═════ DATASET CONTENT ═════

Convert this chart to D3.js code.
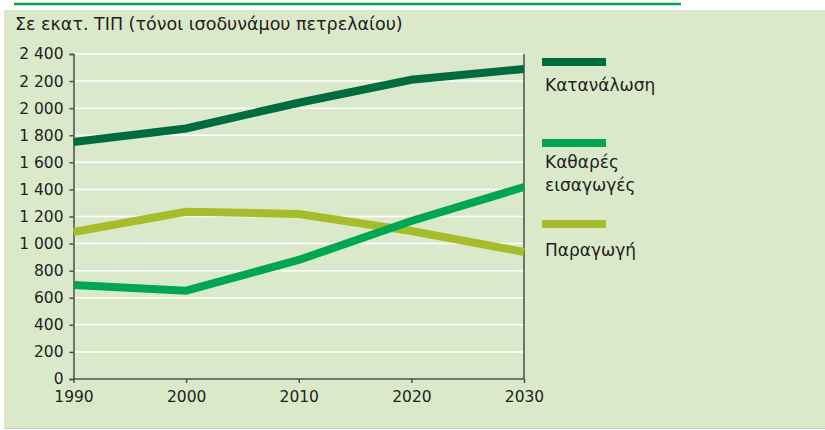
<!DOCTYPE html>
<html><head><meta charset="utf-8">
<script src="https://cdn.jsdelivr.net/npm/d3@7"></script>
<style>body{margin:0;background:#fff}svg{display:block}</style>
</head><body>
<script>
const years = [1990, 2000, 2010, 2020, 2030];
const consumption = [1750, 1850, 2040, 2210, 2290];
const netImports = [694, 652, 879, 1167, 1418];
const production = [1086, 1235, 1219, 1093, 938];
const seriesNames = ["Κατανάλωση", "Καθαρές εισαγωγές", "Παραγωγή"];
const seriesColors = ["#006b3f", "#00a651", "#a5bd2b"];
const yTicks = [0, 200, 400, 600, 800, 1000, 1200, 1400, 1600, 1800, 2000, 2200, 2400];
const title = "Σε εκατ. ΤΙΠ (τόνοι ισοδυνάμου πετρελαίου)";

const W = 825, H = 430;
const svg = d3.select("body").append("svg").attr("width", W).attr("height", H);
const font = "'DejaVu Sans', sans-serif";

svg.append("rect").attr("x", 4).attr("y", 10).attr("width", W - 4).attr("height", 418).attr("fill", "#dbe9cb");
svg.append("line").attr("x1", 4).attr("x2", W).attr("y1", 428.5).attr("y2", 428.5).attr("stroke", "#c8cfc4").attr("stroke-width", 1);
svg.append("line").attr("x1", 14).attr("x2", 681).attr("y1", 4).attr("y2", 4).attr("stroke", "#00a651").attr("stroke-width", 2.5);

svg.append("text").attr("x", 15).attr("y", 30).attr("font-family", font).attr("font-size", 17.5).attr("fill", "#231f20").text(title);

const x = d3.scaleLinear().domain([1990, 2030]).range([73.5, 524]);
const y = d3.scaleLinear().domain([0, 2400]).range([379, 54]);

// gridlines
svg.append("g").selectAll("line").data(yTicks.filter(d => d > 0)).join("line")
  .attr("x1", x(1990)).attr("x2", x(2030))
  .attr("y1", d => y(d)).attr("y2", d => y(d))
  .attr("stroke", "#ffffff").attr("stroke-width", 1.5);

const fmt = d => d >= 1000 ? d3.format(",")(d).replace(",", " ") : String(d);

const yAxis = svg.append("g").attr("transform", `translate(${x(1990)},0)`)
  .call(d3.axisLeft(y).tickValues(yTicks).tickSize(4).tickPadding(6).tickFormat(fmt));
const xAxis = svg.append("g").attr("transform", `translate(0,${y(0)})`)
  .call(d3.axisBottom(x).tickValues(years).tickSize(4).tickPadding(8).tickFormat(d3.format("d")));
[yAxis, xAxis].forEach(a => {
  a.selectAll("path,line").attr("stroke", "#4d4d4d").attr("stroke-width", 1.5);
  a.selectAll("text").attr("font-family", font).attr("font-size", 15.5).attr("fill", "#231f20");
});
xAxis.select(".domain").attr("d", `M${x(1990)},0H${x(2030)}`);

// right vertical line
svg.append("line").attr("x1", x(2030)).attr("x2", x(2030)).attr("y1", y(2400)).attr("y2", y(0))
  .attr("stroke", "#4d4d4d").attr("stroke-width", 1.5);

const allSeries = [consumption, netImports, production];
const line = d3.line().x((d, i) => x(years[i])).y(d => y(d));
[2, 1, 0].forEach(k => {
  svg.append("path").datum(allSeries[k]).attr("d", line)
    .attr("fill", "none").attr("stroke", seriesColors[k]).attr("stroke-width", 8);
});

// legend
const legY = [62, 143, 224];
const labelLines = [["Κατανάλωση"], ["Καθαρές", "εισαγωγές"], ["Παραγωγή"]];
const labelY = [[91], [168, 191], [256]];
seriesNames.forEach((n, k) => {
  svg.append("rect").attr("x", 542).attr("y", legY[k] - 4).attr("width", 64).attr("height", 8).attr("fill", seriesColors[k]);
  labelLines[k].forEach((t, j) => {
    svg.append("text").attr("x", 545).attr("y", labelY[k][j]).attr("font-family", font).attr("font-size", 17)
      .attr("fill", "#231f20").text(t);
  });
});
</script>
</body></html>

═════

THE REQUEST. Your task is to restate word for word the lines from the top of the data to the line containing "εκατ. ΤΙΠ (τόνοι", both ends included, with every picture left out.

PROBLEM SOLUTION.
Convert this chart to D3.js code.
<!DOCTYPE html>
<html><head><meta charset="utf-8">
<script src="https://cdn.jsdelivr.net/npm/d3@7"></script>
<style>body{margin:0;background:#fff}svg{display:block}</style>
</head><body>
<script>
const years = [1990, 2000, 2010, 2020, 2030];
const consumption = [1750, 1850, 2040, 2210, 2290];
const netImports = [694, 652, 879, 1167, 1418];
const production = [1086, 1235, 1219, 1093, 938];
const seriesNames = ["Κατανάλωση", "Καθαρές εισαγωγές", "Παραγωγή"];
const seriesColors = ["#006b3f", "#00a651", "#a5bd2b"];
const yTicks = [0, 200, 400, 600, 800, 1000, 1200, 1400, 1600, 1800, 2000, 2200, 2400];
const title = "Σε εκατ. ΤΙΠ (τόνοι ισοδυνάμου πετρελαίου)";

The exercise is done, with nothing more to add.